ナイトクラブ「屋根の上の牡牛」は1922年、ルイ・モゼールがボワシー・ダングラ街に開業したが、
ミヨーが「僕らの集まれるバーをどこかに探す必要があるね。」とコクトーに言ったことがきっかであった。
この店はたちまち有名になりコクトーはその中心的存在であり、満席の店内にはジャズが流れ、カクテルに酔い
毎日がまさに祝祭のにぎわいであった。
後の「恐るべき子供たち」のモデルとなったブールゴワン姉弟と知り合うきっかけもこの店である。
参考資料◆『評伝ジャン・コクトー』 秋山和夫 訳 筑摩書房
『THEATRE DE POCHE 』 JEAN COCTEAU
コクトーは1930年に『阿片』を発表したのち、かねてより関心のあった映画制作に着手した。
コクトーの初の映画作品となった『LE SANG D'UN POETE』(詩人の血)である。
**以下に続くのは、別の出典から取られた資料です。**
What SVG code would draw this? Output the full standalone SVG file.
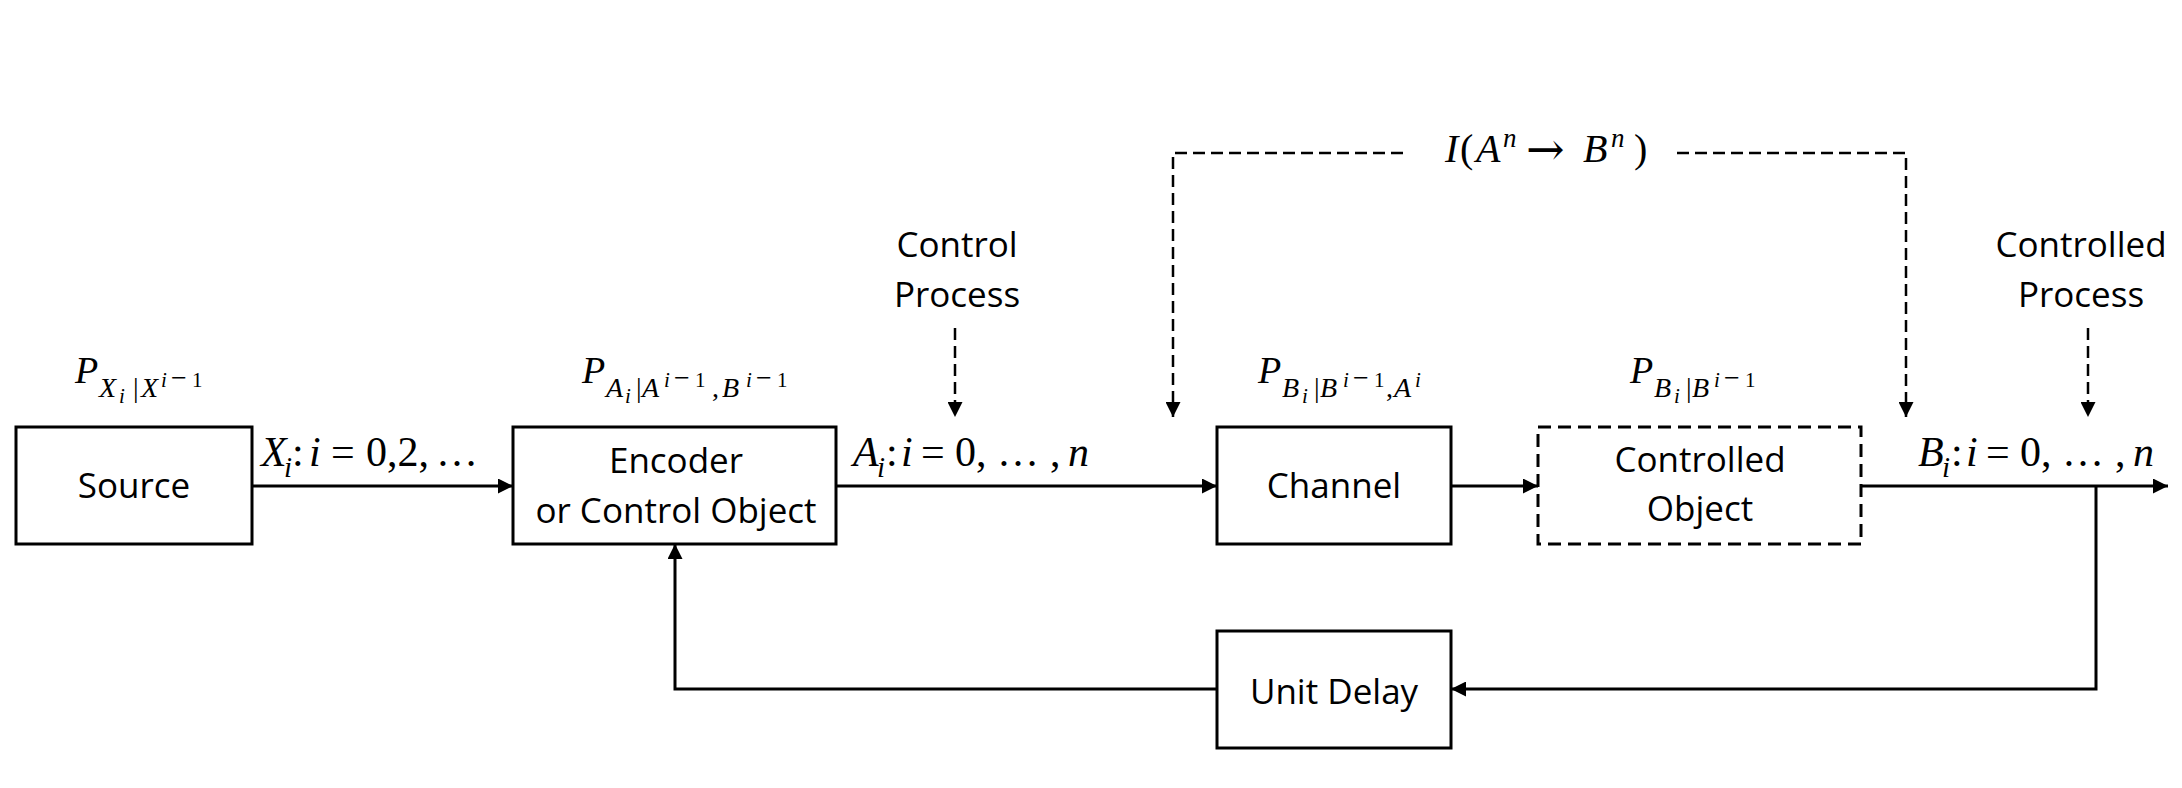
<svg xmlns="http://www.w3.org/2000/svg" width="2182" height="788" viewBox="0 0 2182 788">
<style>
.box{fill:#fff;stroke:#000;stroke-width:3}
.dbox{fill:#fff;stroke:#000;stroke-width:3;stroke-dasharray:13 7}
.t{font-family:"Open Sans","Liberation Sans",sans-serif;font-size:35px;fill:#000;text-anchor:middle}
.m{font-family:"Liberation Serif","DejaVu Serif",serif;fill:#000}
.i{font-style:italic}
.ln{fill:none;stroke:#000;stroke-width:3}
.dl{fill:none;stroke:#000;stroke-width:2.5;stroke-dasharray:12 6}
.L{font-size:42px}
.s{font-size:29px}
.P{font-size:38px}
.b{font-size:28px}
.ss{font-size:21px}
.mn{font-size:28px}
.ar{font-family:"DejaVu Serif",serif}
</style>
<defs>
<marker id="ah" viewBox="0 0 15 15" refX="15" refY="7.5" markerWidth="15" markerHeight="15" markerUnits="userSpaceOnUse" orient="auto">
<path d="M0,0 L15,7.5 L0,15 z" fill="#000"/>
</marker>
</defs>
<rect width="2182" height="788" fill="#fff"/>
<g id="connectors">
<path class="ln" d="M252,486 H513" marker-end="url(#ah)"/>
<path class="ln" d="M836,486 H1217" marker-end="url(#ah)"/>
<path class="ln" d="M1451,486 H1538" marker-end="url(#ah)"/>
<path class="ln" d="M1861,486 H2168" marker-end="url(#ah)"/>
<path class="ln" d="M2096,486 V689 H1451" marker-end="url(#ah)"/>
<path class="ln" d="M1217,689 H675 V544" marker-end="url(#ah)"/>
<path class="dl" d="M955,328 V417" marker-end="url(#ah)"/>
<path class="dl" d="M2088,328 V417" marker-end="url(#ah)"/>
<path class="dl" d="M1403,153 H1173 V417" marker-end="url(#ah)"/>
<path class="dl" d="M1677,153 H1906 V417" marker-end="url(#ah)"/>
<text class="m L"><tspan class="i" x="261" y="466">X</tspan><tspan class="i s" x="284" y="477">i</tspan><tspan x="292" y="466">:</tspan><tspan class="i" x="309" y="466">i</tspan><tspan x="331" y="466">=</tspan><tspan x="366" y="466">0,2,</tspan><tspan x="436" y="466">…</tspan></text>
<text class="m L"><tspan class="i" x="853" y="466">A</tspan><tspan class="i s" x="877" y="477">i</tspan><tspan x="886" y="466">:</tspan><tspan class="i" x="901" y="466">i</tspan><tspan x="921" y="466">=</tspan><tspan x="955" y="466">0,</tspan><tspan x="997" y="466">…</tspan><tspan x="1050" y="466">,</tspan><tspan class="i" x="1068" y="466">n</tspan></text>
<text class="m L"><tspan class="i" x="1918" y="466">B</tspan><tspan class="i s" x="1942" y="477">i</tspan><tspan x="1951" y="466">:</tspan><tspan class="i" x="1966" y="466">i</tspan><tspan x="1986" y="466">=</tspan><tspan x="2020" y="466">0,</tspan><tspan x="2062" y="466">…</tspan><tspan x="2115" y="466">,</tspan><tspan class="i" x="2133" y="466">n</tspan></text>
<text class="m" font-size="40"><tspan class="i" x="1445" y="162">I</tspan><tspan x="1460" y="162">(</tspan><tspan class="i" x="1476" y="162">A</tspan><tspan class="i" font-size="27" x="1503" y="147">n</tspan><tspan class="ar" font-size="46" x="1526" y="165">→</tspan><tspan class="i" x="1583" y="162">B</tspan><tspan class="i" font-size="27" x="1611" y="147">n</tspan><tspan x="1634" y="162">)</tspan></text>
</g>
<g id="source">
<rect class="box" x="16" y="427" width="236" height="117"/>
<text class="t" x="134" y="498">Source</text>
<text class="m"><tspan class="i P" x="75" y="383">P</tspan><tspan class="i b" x="99" y="397">X</tspan><tspan class="i ss" x="119" y="403">i</tspan><tspan class="b" x="133" y="397">|</tspan><tspan class="i b" x="141" y="397">X</tspan><tspan class="i ss" x="161" y="387">i</tspan><tspan class="mn" x="171" y="387">−</tspan><tspan class="ss" x="192" y="387">1</tspan></text>
</g>
<g id="encoder">
<rect class="box" x="513" y="427" width="323" height="117"/>
<text class="t" x="676" y="473">Encoder</text>
<text class="t" x="676" y="523">or Control Object</text>
<text class="m"><tspan class="i P" x="582" y="383">P</tspan><tspan class="i b" x="606" y="397">A</tspan><tspan class="i ss" x="625" y="403">i</tspan><tspan class="b" x="636" y="397">|</tspan><tspan class="i b" x="642" y="397">A</tspan><tspan class="i ss" x="664" y="387">i</tspan><tspan class="mn" x="674" y="387">−</tspan><tspan class="ss" x="695" y="387">1</tspan><tspan class="b" x="712" y="397">,</tspan><tspan class="i b" x="722" y="397">B</tspan><tspan class="i ss" x="746" y="387">i</tspan><tspan class="mn" x="756" y="387">−</tspan><tspan class="ss" x="777" y="387">1</tspan></text>
</g>
<g id="control-process">
<text class="t" x="957" y="257">Control</text>
<text class="t" x="957" y="307">Process</text>
</g>
<g id="channel">
<rect class="box" x="1217" y="427" width="234" height="117"/>
<text class="t" x="1334" y="498">Channel</text>
<text class="m"><tspan class="i P" x="1258" y="383">P</tspan><tspan class="i b" x="1282" y="397">B</tspan><tspan class="i ss" x="1302" y="403">i</tspan><tspan class="b" x="1314" y="397">|</tspan><tspan class="i b" x="1320" y="397">B</tspan><tspan class="i ss" x="1343" y="387">i</tspan><tspan class="mn" x="1353" y="387">−</tspan><tspan class="ss" x="1374" y="387">1</tspan><tspan class="b" x="1386" y="397">,</tspan><tspan class="i b" x="1394" y="397">A</tspan><tspan class="i ss" x="1415" y="387">i</tspan></text>
</g>
<g id="controlled-object">
<rect class="dbox" x="1538" y="427" width="323" height="117"/>
<text class="t" x="1700" y="472">Controlled</text>
<text class="t" x="1700" y="521">Object</text>
<text class="m"><tspan class="i P" x="1630" y="383">P</tspan><tspan class="i b" x="1654" y="397">B</tspan><tspan class="i ss" x="1674" y="403">i</tspan><tspan class="b" x="1686" y="397">|</tspan><tspan class="i b" x="1692" y="397">B</tspan><tspan class="i ss" x="1714" y="387">i</tspan><tspan class="mn" x="1724" y="387">−</tspan><tspan class="ss" x="1745" y="387">1</tspan></text>
</g>
<g id="controlled-process">
<text class="t" x="2081" y="257">Controlled</text>
<text class="t" x="2081" y="307">Process</text>
</g>
<g id="unit-delay">
<rect class="box" x="1217" y="631" width="234" height="117"/>
<text class="t" x="1334" y="704">Unit Delay</text>
</g>
</svg>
上映は1932年。本書はそのシナリオで上映からおよそ16年後に発行された。
1948年 フランス マラン社 限定2900部の340番台
この映画はコクトーと親交のあったシャルル・ノワイユ子爵夫妻から
数百万フランの制作費を支給をされ、表現、および内容は自由という
寛大な条件で作ることができた。
私が『詩人の血』で試みたのは、詩を検討することです、とコクトーは言い
芸術的なことを考えずにイメージの喚起を映像にしていったと語っている。
出演者はほとんど演技の経験がなく、彫像(女神)は写真家で有名なリー・ミラーが
偶然、バー「屋根の上の牡牛」に居合わせたことから決まった。
詩人役はチリ身のエンリケ・リベロ。雪合戦の子供たちは大道具で働く子に出演させた。
出演者の中でひときわ異彩を放つ黒の天使はフェラル・ベンガ。ジャズダンサーだという。
「詩人の血」はコクトーの後の作品に揺曳してゆくテーマが集約されているともいえる前衛作品であるが、映画制作には資金、検閲、出演料の重責があるが、この映画においては「自由だった」と述べている。
ジャン・コクトーの横顔が彫られたブロンズ製のメダル。
フランス 1961年
製作者 Josett・HERBRT‐COFFIN (1908年~1973年)
直径 6,6cm 厚さ0,4cm
製作したジョセット・アルベルトは多くのメダルやレリーフ、オブジェなどを手がけるフランスの女性作家だが
このメダルが何かのシリーズとして作られたものか詳細は不明。
手に持つと、ずしりと重い。
コクトーの顔は多くの写真に残されているが、立体像として身近に見ることが出来るこのメダルはやはり愛着がわく品でもある。